- Church: Church of the Province of Melanesia
- In office: 2016–2019
- Predecessor: David Vunagi
- Successor: Leonard Dawea
- Previous post: Bishop of Temotu

Orders
- Consecration: 1985

Personal details
- Born: 1959 (age 66–67) Suholo village on Ulawa Island, in the province of Makira Ulawa

= George Takeli =

Solomon Islands Anglican bishop

George Angus Takeli (born 1959) is a Solomon Islands Anglican bishop.
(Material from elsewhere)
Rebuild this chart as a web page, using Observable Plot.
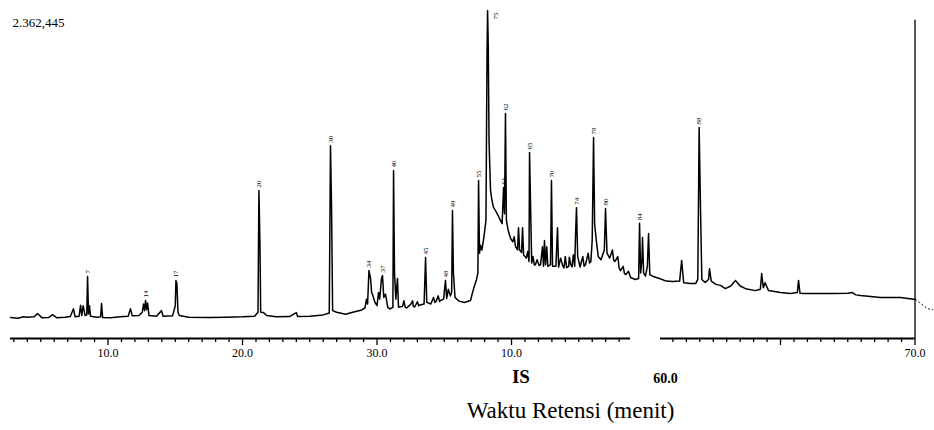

He was Archbishop and Primate of the Anglican Church of Melanesia and Bishop of the Diocese of Central Melanesia from April 2016 to May 2019. He was first married to Lilian, who died in 2014. He got married a second time to June in December 2015.

==Ecclesiastical career==
He was ordained an Anglican priest in 1995. He was undertaking a D.D. in Theology at Charles Stuart University in Australia, when he was elected the fourth bishop of the Diocese of Temotu in August 2009. He also has a M.D. in Theology from the University of Auckland in New Zealand.

He was elected the sixth Archbishop and Primate of Melanesia, in Honiara, on 12 February 2016. He was enthroned at St. Barnabas Provincial Cathedral, in Honiara, on 17 April 2016. Takeli retired in May 2019 and was succeeded that fall by Leonard Dawea.